> **Available data**
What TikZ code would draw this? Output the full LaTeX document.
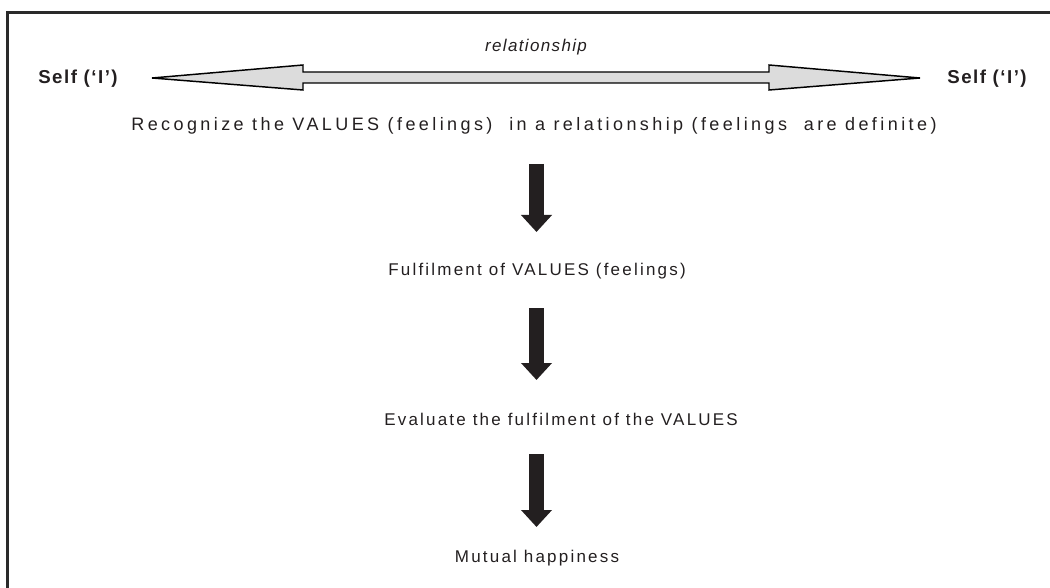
\documentclass[tikz,border=0pt]{standalone}
\usepackage{fontspec}
\setmainfont{Liberation Sans}
\usetikzlibrary{arrows.meta}
\definecolor{ink}{HTML}{231F20}
\definecolor{pale}{HTML}{DCDCDC}
\definecolor{framec}{HTML}{2A2A2A}
\begin{document}
\begin{tikzpicture}[x=0.75pt,y=-0.75pt,
  every node/.style={inner sep=0pt, text=ink},
  plain/.style={anchor=base, font=\fontsize{12.75}{15}\selectfont\addfontfeature{LetterSpace=13}},
  wide/.style={anchor=base, font=\fontsize{13.5}{16}\selectfont\addfontfeature{LetterSpace=19}},
  selfl/.style={anchor=base, font=\fontsize{14}{16}\selectfont\bfseries\addfontfeature{LetterSpace=8}},
  rel/.style={anchor=base, font=\fontsize{12.75}{15}\selectfont\itshape\addfontfeature{LetterSpace=8}},
  downarrow/.style={draw=ink, line width=11.25pt, line cap=butt,
     -{Triangle[length=12.75pt, width=22.5pt]}},
  bothways/.style={draw=black, line width=1.1pt, fill=pale, line join=miter}]
\useasboundingbox (0,0) rectangle (1050,588);
% frame
\draw[framec, line width=2pt] (7.5,588) -- (7.5,12.5) -- (1050,12.5);
% self labels
\node[selfl] (selfL) at (78,84) {Self (‘I’)};
\node[selfl] (selfR) at (987,84) {Self (‘I’)};
\node[rel] (rel) at (536,52) {relationship};
% double arrow
\coordinate (tipL) at (152,78);
\coordinate (tipR) at (920,78);
\draw[bothways] (tipL) -- (303,65) -- (303,72) -- (769,72) -- (769,65) -- (tipR)
  -- (769,90) -- (769,83) -- (303,83) -- (303,90) -- cycle;
% texts
\node[wide] (rec) at (534,131) {Recognize the VALUES (feelings)\ \ in a relationship (feelings\ \ are definite)};
\node[plain] (ful) at (537,275) {Fulfilment of VALUES (feelings)};
\node[plain, anchor=base west] (eva) at (384,425) {Evaluate the fulfilment of the VALUES};
\node[plain] (mut) at (537,562) {Mutual happiness};
% down arrows
\coordinate (a1s) at (536.5,164); \coordinate (a1e) at (536.5,232);
\coordinate (a2s) at (536.5,308); \coordinate (a2e) at (536.5,380);
\coordinate (a3s) at (536.5,454); \coordinate (a3e) at (536.5,527);
\draw[downarrow] (a1s) -- (a1e);
\draw[downarrow] (a2s) -- (a2e);
\draw[downarrow] (a3s) -- (a3e);
\end{tikzpicture}
\end{document}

> **Your task**
Copy out every line of the material above exactly, skipping the pictures.

> **Complete answer**
What TikZ code would draw this? Output the full LaTeX document.
\documentclass[tikz,border=0pt]{standalone}
\usepackage{fontspec}
\setmainfont{Liberation Sans}
\usetikzlibrary{arrows.meta}
\definecolor{ink}{HTML}{231F20}
\definecolor{pale}{HTML}{DCDCDC}
\definecolor{framec}{HTML}{2A2A2A}
\begin{document}
\begin{tikzpicture}[x=0.75pt,y=-0.75pt,
  every node/.style={inner sep=0pt, text=ink},
  plain/.style={anchor=base, font=\fontsize{12.75}{15}\selectfont\addfontfeature{LetterSpace=13}},
  wide/.style={anchor=base, font=\fontsize{13.5}{16}\selectfont\addfontfeature{LetterSpace=19}},
  selfl/.style={anchor=base, font=\fontsize{14}{16}\selectfont\bfseries\addfontfeature{LetterSpace=8}},
  rel/.style={anchor=base, font=\fontsize{12.75}{15}\selectfont\itshape\addfontfeature{LetterSpace=8}},
  downarrow/.style={draw=ink, line width=11.25pt, line cap=butt,
     -{Triangle[length=12.75pt, width=22.5pt]}},
  bothways/.style={draw=black, line width=1.1pt, fill=pale, line join=miter}]
\useasboundingbox (0,0) rectangle (1050,588);
% frame
\draw[framec, line width=2pt] (7.5,588) -- (7.5,12.5) -- (1050,12.5);
% self labels
\node[selfl] (selfL) at (78,84) {Self (‘I’)};
\node[selfl] (selfR) at (987,84) {Self (‘I’)};
\node[rel] (rel) at (536,52) {relationship};
% double arrow
\coordinate (tipL) at (152,78);
\coordinate (tipR) at (920,78);
\draw[bothways] (tipL) -- (303,65) -- (303,72) -- (769,72) -- (769,65) -- (tipR)
  -- (769,90) -- (769,83) -- (303,83) -- (303,90) -- cycle;
% texts
\node[wide] (rec) at (534,131) {Recognize the VALUES (feelings)\ \ in a relationship (feelings\ \ are definite)};
\node[plain] (ful) at (537,275) {Fulfilment of VALUES (feelings)};
\node[plain, anchor=base west] (eva) at (384,425) {Evaluate the fulfilment of the VALUES};
\node[plain] (mut) at (537,562) {Mutual happiness};
% down arrows
\coordinate (a1s) at (536.5,164); \coordinate (a1e) at (536.5,232);
\coordinate (a2s) at (536.5,308); \coordinate (a2e) at (536.5,380);
\coordinate (a3s) at (536.5,454); \coordinate (a3e) at (536.5,527);
\draw[downarrow] (a1s) -- (a1e);
\draw[downarrow] (a2s) -- (a2e);
\draw[downarrow] (a3s) -- (a3e);
\end{tikzpicture}
\end{document}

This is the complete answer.